- _DATASET EXCERPT_:
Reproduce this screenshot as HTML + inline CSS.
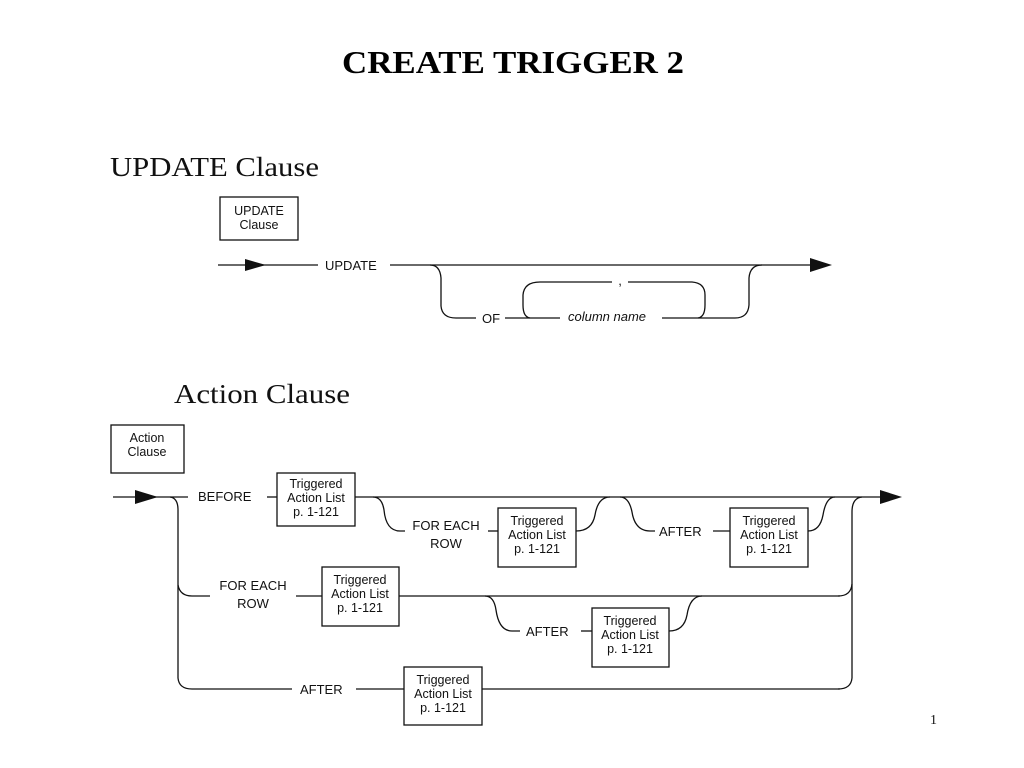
<!DOCTYPE html>
<html><head><meta charset="utf-8"><style>
html,body{margin:0;padding:0;background:#fff;}
svg{display:block;}
.s{font-family:"Liberation Sans",sans-serif;font-size:13px;fill:#111;}
.t{font-family:"Liberation Sans",sans-serif;font-size:12.5px;fill:#111;}
.ln{stroke:#111;stroke-width:1.3;fill:none;}
</style></head><body>
<svg width="1024" height="768" viewBox="0 0 1024 768" xmlns="http://www.w3.org/2000/svg">
<text x="342" y="73" font-family="Liberation Serif,serif" font-weight="bold" font-size="32" textLength="342" lengthAdjust="spacingAndGlyphs" fill="#000">CREATE  TRIGGER 2</text>
<text x="110" y="176" font-family="Liberation Serif,serif" font-size="27" textLength="209" lengthAdjust="spacingAndGlyphs" fill="#111">UPDATE Clause</text>
<text x="174" y="403" font-family="Liberation Serif,serif" font-size="27" textLength="176" lengthAdjust="spacingAndGlyphs" fill="#111">Action Clause</text>

<g class="ln">
<!-- UPDATE clause -->
<rect x="220" y="197" width="78" height="43"/>
<line x1="218" y1="265" x2="318" y2="265"/>
<line x1="390" y1="265" x2="812" y2="265"/>
<path d="M430,265 Q440,265 441,278 L441,306 Q442,318 456,318 L476,318"/>
<path d="M505,318 L560,318 M662,318 L710,318"/>
<path d="M530,318 Q523,317 523,305 L523,295 Q524,282 540,282 L612,282 M628,282 L692,282 Q705,283 705,295 L705,305 Q705,317 698,318"/>
<path d="M710,318 L735,318 Q748,318 749,305 L749,278 Q750,265 762,265"/>

<!-- Action clause -->
<rect x="111" y="425" width="73" height="48"/>
<line x1="113" y1="497" x2="188" y2="497"/>
<line x1="267" y1="497" x2="277" y2="497"/>
<line x1="355" y1="497" x2="882" y2="497"/>
<path d="M170,497 Q178,498 178,510 L178,678 Q179,689 192,689 L292,689"/>
<path d="M178,585 Q180,596 192,596 L210,596"/>
<rect x="277" y="473" width="78" height="53"/>
<path d="M373,497 Q382,497 384,510 Q386,531 400,531 L405,531"/>
<line x1="488" y1="531" x2="498" y2="531"/>
<rect x="498" y="508" width="78" height="59"/>
<path d="M576,531 Q592,531 595,515 Q598,497 610,497"/>
<path d="M620,497 Q629,497 632,512 Q635,531 650,531 L655,531"/>
<line x1="713" y1="531" x2="730" y2="531"/>
<rect x="730" y="508" width="78" height="59"/>
<path d="M808,531 Q820,531 823,515 Q826,497 835,497"/>
<path d="M862,497 Q852,498 852,512 L852,678 Q851,689 838,689"/>
<path d="M852,584 Q851,596 838,596"/>
<line x1="296" y1="596" x2="322" y2="596"/>
<rect x="322" y="567" width="77" height="59"/>
<line x1="399" y1="596" x2="840" y2="596"/>
<path d="M485,596 Q494,596 496,610 Q499,631 512,631 L520,631"/>
<line x1="581" y1="631" x2="592" y2="631"/>
<rect x="592" y="608" width="77" height="59"/>
<path d="M669,631 Q684,631 687,615 Q690,596 702,596"/>
<line x1="356" y1="689" x2="404" y2="689"/>
<rect x="404" y="667" width="78" height="58"/>
<line x1="482" y1="689" x2="840" y2="689"/>
</g>
<polygon points="245,259 266,265 245,271" fill="#111"/>
<polygon points="810,258 832,265 810,272" fill="#111"/>
<polygon points="135,490 158,497 135,504" fill="#111"/>
<polygon points="880,490 902,497 880,504" fill="#111"/>

<text class="t" x="259" y="215" text-anchor="middle">UPDATE</text>
<text class="t" x="259" y="229" text-anchor="middle">Clause</text>
<text class="s" x="325" y="270">UPDATE</text>
<text class="s" x="482" y="323">OF</text>
<text class="s" x="568" y="321" font-style="italic">column name</text>
<text class="s" x="620" y="285" text-anchor="middle">,</text>

<text class="t" x="147" y="442" text-anchor="middle">Action</text>
<text class="t" x="147" y="456" text-anchor="middle">Clause</text>
<text class="s" x="198" y="501">BEFORE</text>
<text class="t" x="316" y="488" text-anchor="middle">Triggered</text>
<text class="t" x="316" y="502" text-anchor="middle">Action List</text>
<text class="t" x="316" y="516" text-anchor="middle">p. 1-121</text>
<text class="s" x="446" y="530" text-anchor="middle">FOR EACH</text>
<text class="s" x="446" y="548" text-anchor="middle">ROW</text>
<text class="t" x="537" y="525" text-anchor="middle">Triggered</text>
<text class="t" x="537" y="539" text-anchor="middle">Action List</text>
<text class="t" x="537" y="553" text-anchor="middle">p. 1-121</text>
<text class="s" x="659" y="536">AFTER</text>
<text class="t" x="769" y="525" text-anchor="middle">Triggered</text>
<text class="t" x="769" y="539" text-anchor="middle">Action List</text>
<text class="t" x="769" y="553" text-anchor="middle">p. 1-121</text>
<text class="s" x="253" y="590" text-anchor="middle">FOR EACH</text>
<text class="s" x="253" y="608" text-anchor="middle">ROW</text>
<text class="t" x="360" y="584" text-anchor="middle">Triggered</text>
<text class="t" x="360" y="598" text-anchor="middle">Action List</text>
<text class="t" x="360" y="612" text-anchor="middle">p. 1-121</text>
<text class="s" x="526" y="636">AFTER</text>
<text class="t" x="630" y="625" text-anchor="middle">Triggered</text>
<text class="t" x="630" y="639" text-anchor="middle">Action List</text>
<text class="t" x="630" y="653" text-anchor="middle">p. 1-121</text>
<text class="s" x="300" y="694">AFTER</text>
<text class="t" x="443" y="684" text-anchor="middle">Triggered</text>
<text class="t" x="443" y="698" text-anchor="middle">Action List</text>
<text class="t" x="443" y="712" text-anchor="middle">p. 1-121</text>
<text x="930" y="724" font-family="Liberation Serif,serif" font-size="14" fill="#111">1</text>
</svg>
</body></html>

- _WHAT THE EXERCISE ASKS_: Every line above should be repeated exactly; pictures stay out of the copy.

- _ANSWER BELOW_:
Reproduce this screenshot as HTML + inline CSS.
<!DOCTYPE html>
<html><head><meta charset="utf-8"><style>
html,body{margin:0;padding:0;background:#fff;}
svg{display:block;}
.s{font-family:"Liberation Sans",sans-serif;font-size:13px;fill:#111;}
.t{font-family:"Liberation Sans",sans-serif;font-size:12.5px;fill:#111;}
.ln{stroke:#111;stroke-width:1.3;fill:none;}
</style></head><body>
<svg width="1024" height="768" viewBox="0 0 1024 768" xmlns="http://www.w3.org/2000/svg">
<text x="342" y="73" font-family="Liberation Serif,serif" font-weight="bold" font-size="32" textLength="342" lengthAdjust="spacingAndGlyphs" fill="#000">CREATE  TRIGGER 2</text>
<text x="110" y="176" font-family="Liberation Serif,serif" font-size="27" textLength="209" lengthAdjust="spacingAndGlyphs" fill="#111">UPDATE Clause</text>
<text x="174" y="403" font-family="Liberation Serif,serif" font-size="27" textLength="176" lengthAdjust="spacingAndGlyphs" fill="#111">Action Clause</text>

<g class="ln">
<!-- UPDATE clause -->
<rect x="220" y="197" width="78" height="43"/>
<line x1="218" y1="265" x2="318" y2="265"/>
<line x1="390" y1="265" x2="812" y2="265"/>
<path d="M430,265 Q440,265 441,278 L441,306 Q442,318 456,318 L476,318"/>
<path d="M505,318 L560,318 M662,318 L710,318"/>
<path d="M530,318 Q523,317 523,305 L523,295 Q524,282 540,282 L612,282 M628,282 L692,282 Q705,283 705,295 L705,305 Q705,317 698,318"/>
<path d="M710,318 L735,318 Q748,318 749,305 L749,278 Q750,265 762,265"/>

<!-- Action clause -->
<rect x="111" y="425" width="73" height="48"/>
<line x1="113" y1="497" x2="188" y2="497"/>
<line x1="267" y1="497" x2="277" y2="497"/>
<line x1="355" y1="497" x2="882" y2="497"/>
<path d="M170,497 Q178,498 178,510 L178,678 Q179,689 192,689 L292,689"/>
<path d="M178,585 Q180,596 192,596 L210,596"/>
<rect x="277" y="473" width="78" height="53"/>
<path d="M373,497 Q382,497 384,510 Q386,531 400,531 L405,531"/>
<line x1="488" y1="531" x2="498" y2="531"/>
<rect x="498" y="508" width="78" height="59"/>
<path d="M576,531 Q592,531 595,515 Q598,497 610,497"/>
<path d="M620,497 Q629,497 632,512 Q635,531 650,531 L655,531"/>
<line x1="713" y1="531" x2="730" y2="531"/>
<rect x="730" y="508" width="78" height="59"/>
<path d="M808,531 Q820,531 823,515 Q826,497 835,497"/>
<path d="M862,497 Q852,498 852,512 L852,678 Q851,689 838,689"/>
<path d="M852,584 Q851,596 838,596"/>
<line x1="296" y1="596" x2="322" y2="596"/>
<rect x="322" y="567" width="77" height="59"/>
<line x1="399" y1="596" x2="840" y2="596"/>
<path d="M485,596 Q494,596 496,610 Q499,631 512,631 L520,631"/>
<line x1="581" y1="631" x2="592" y2="631"/>
<rect x="592" y="608" width="77" height="59"/>
<path d="M669,631 Q684,631 687,615 Q690,596 702,596"/>
<line x1="356" y1="689" x2="404" y2="689"/>
<rect x="404" y="667" width="78" height="58"/>
<line x1="482" y1="689" x2="840" y2="689"/>
</g>
<polygon points="245,259 266,265 245,271" fill="#111"/>
<polygon points="810,258 832,265 810,272" fill="#111"/>
<polygon points="135,490 158,497 135,504" fill="#111"/>
<polygon points="880,490 902,497 880,504" fill="#111"/>

<text class="t" x="259" y="215" text-anchor="middle">UPDATE</text>
<text class="t" x="259" y="229" text-anchor="middle">Clause</text>
<text class="s" x="325" y="270">UPDATE</text>
<text class="s" x="482" y="323">OF</text>
<text class="s" x="568" y="321" font-style="italic">column name</text>
<text class="s" x="620" y="285" text-anchor="middle">,</text>

<text class="t" x="147" y="442" text-anchor="middle">Action</text>
<text class="t" x="147" y="456" text-anchor="middle">Clause</text>
<text class="s" x="198" y="501">BEFORE</text>
<text class="t" x="316" y="488" text-anchor="middle">Triggered</text>
<text class="t" x="316" y="502" text-anchor="middle">Action List</text>
<text class="t" x="316" y="516" text-anchor="middle">p. 1-121</text>
<text class="s" x="446" y="530" text-anchor="middle">FOR EACH</text>
<text class="s" x="446" y="548" text-anchor="middle">ROW</text>
<text class="t" x="537" y="525" text-anchor="middle">Triggered</text>
<text class="t" x="537" y="539" text-anchor="middle">Action List</text>
<text class="t" x="537" y="553" text-anchor="middle">p. 1-121</text>
<text class="s" x="659" y="536">AFTER</text>
<text class="t" x="769" y="525" text-anchor="middle">Triggered</text>
<text class="t" x="769" y="539" text-anchor="middle">Action List</text>
<text class="t" x="769" y="553" text-anchor="middle">p. 1-121</text>
<text class="s" x="253" y="590" text-anchor="middle">FOR EACH</text>
<text class="s" x="253" y="608" text-anchor="middle">ROW</text>
<text class="t" x="360" y="584" text-anchor="middle">Triggered</text>
<text class="t" x="360" y="598" text-anchor="middle">Action List</text>
<text class="t" x="360" y="612" text-anchor="middle">p. 1-121</text>
<text class="s" x="526" y="636">AFTER</text>
<text class="t" x="630" y="625" text-anchor="middle">Triggered</text>
<text class="t" x="630" y="639" text-anchor="middle">Action List</text>
<text class="t" x="630" y="653" text-anchor="middle">p. 1-121</text>
<text class="s" x="300" y="694">AFTER</text>
<text class="t" x="443" y="684" text-anchor="middle">Triggered</text>
<text class="t" x="443" y="698" text-anchor="middle">Action List</text>
<text class="t" x="443" y="712" text-anchor="middle">p. 1-121</text>
<text x="930" y="724" font-family="Liberation Serif,serif" font-size="14" fill="#111">1</text>
</svg>
</body></html>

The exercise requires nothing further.